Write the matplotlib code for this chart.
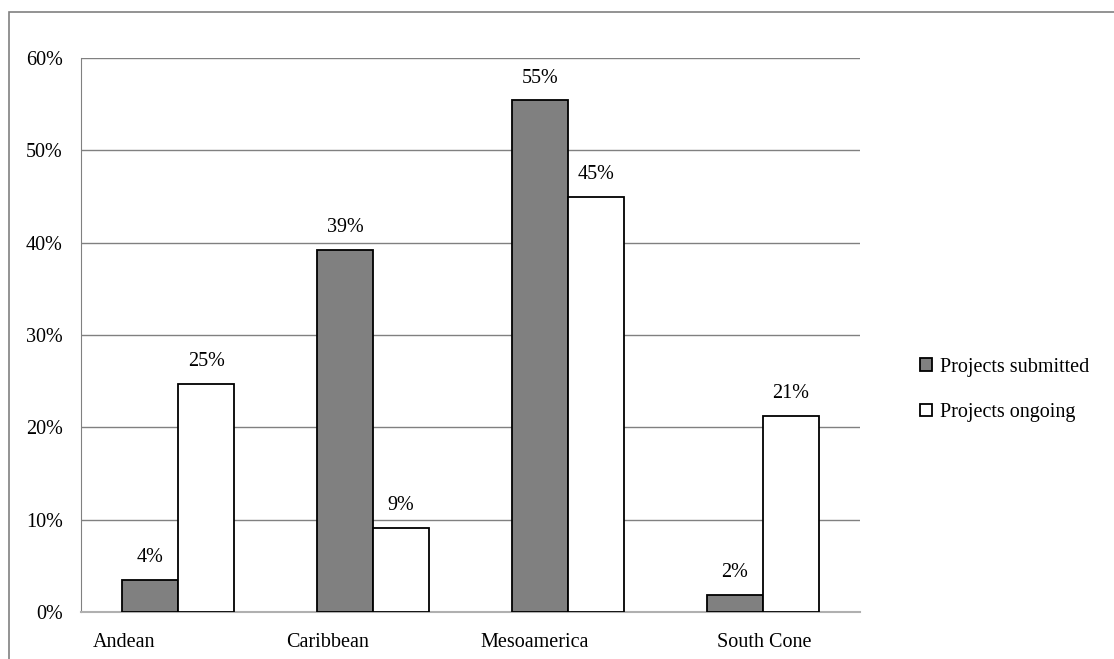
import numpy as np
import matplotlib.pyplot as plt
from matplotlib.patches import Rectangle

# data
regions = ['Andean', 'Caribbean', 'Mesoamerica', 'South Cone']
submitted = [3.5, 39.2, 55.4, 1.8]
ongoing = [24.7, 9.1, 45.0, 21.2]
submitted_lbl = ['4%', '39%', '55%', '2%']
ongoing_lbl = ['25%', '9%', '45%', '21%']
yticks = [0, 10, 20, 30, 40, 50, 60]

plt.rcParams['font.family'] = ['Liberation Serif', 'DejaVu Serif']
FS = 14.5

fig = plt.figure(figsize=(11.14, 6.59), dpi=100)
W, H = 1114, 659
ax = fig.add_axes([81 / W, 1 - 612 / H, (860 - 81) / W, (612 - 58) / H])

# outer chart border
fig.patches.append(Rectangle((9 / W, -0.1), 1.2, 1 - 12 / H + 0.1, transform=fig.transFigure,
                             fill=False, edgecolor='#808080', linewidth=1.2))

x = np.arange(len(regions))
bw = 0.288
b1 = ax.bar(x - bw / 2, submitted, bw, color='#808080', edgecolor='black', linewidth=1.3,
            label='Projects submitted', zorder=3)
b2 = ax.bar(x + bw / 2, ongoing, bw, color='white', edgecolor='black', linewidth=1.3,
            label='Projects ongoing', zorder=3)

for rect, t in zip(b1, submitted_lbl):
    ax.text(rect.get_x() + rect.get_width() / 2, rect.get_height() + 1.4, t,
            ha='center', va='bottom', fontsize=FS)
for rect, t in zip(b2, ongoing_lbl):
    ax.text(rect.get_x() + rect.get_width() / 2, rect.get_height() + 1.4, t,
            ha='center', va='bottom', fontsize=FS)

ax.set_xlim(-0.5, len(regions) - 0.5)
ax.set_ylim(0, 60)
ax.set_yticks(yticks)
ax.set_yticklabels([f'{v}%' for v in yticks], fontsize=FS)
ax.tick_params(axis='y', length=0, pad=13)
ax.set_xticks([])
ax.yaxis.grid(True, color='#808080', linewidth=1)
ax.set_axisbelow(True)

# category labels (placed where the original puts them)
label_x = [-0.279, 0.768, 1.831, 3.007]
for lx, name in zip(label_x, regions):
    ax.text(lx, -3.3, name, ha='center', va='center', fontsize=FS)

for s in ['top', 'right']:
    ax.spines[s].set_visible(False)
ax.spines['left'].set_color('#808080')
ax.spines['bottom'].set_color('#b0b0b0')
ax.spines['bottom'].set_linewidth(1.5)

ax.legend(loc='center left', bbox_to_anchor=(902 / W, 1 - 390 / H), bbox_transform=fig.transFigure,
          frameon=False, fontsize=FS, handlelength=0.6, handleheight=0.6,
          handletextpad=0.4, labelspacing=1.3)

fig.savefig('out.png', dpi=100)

What to work on:
Write out each line of the listing above, exactly, from its first line to the line holding "yticks = [0, 10, 20, 30, 40, 50, 60]", inclusive. Skip the pictures.

Solution to the exercise:
Write the matplotlib code for this chart.
import numpy as np
import matplotlib.pyplot as plt
from matplotlib.patches import Rectangle

# data
regions = ['Andean', 'Caribbean', 'Mesoamerica', 'South Cone']
submitted = [3.5, 39.2, 55.4, 1.8]
ongoing = [24.7, 9.1, 45.0, 21.2]
submitted_lbl = ['4%', '39%', '55%', '2%']
ongoing_lbl = ['25%', '9%', '45%', '21%']
yticks = [0, 10, 20, 30, 40, 50, 60]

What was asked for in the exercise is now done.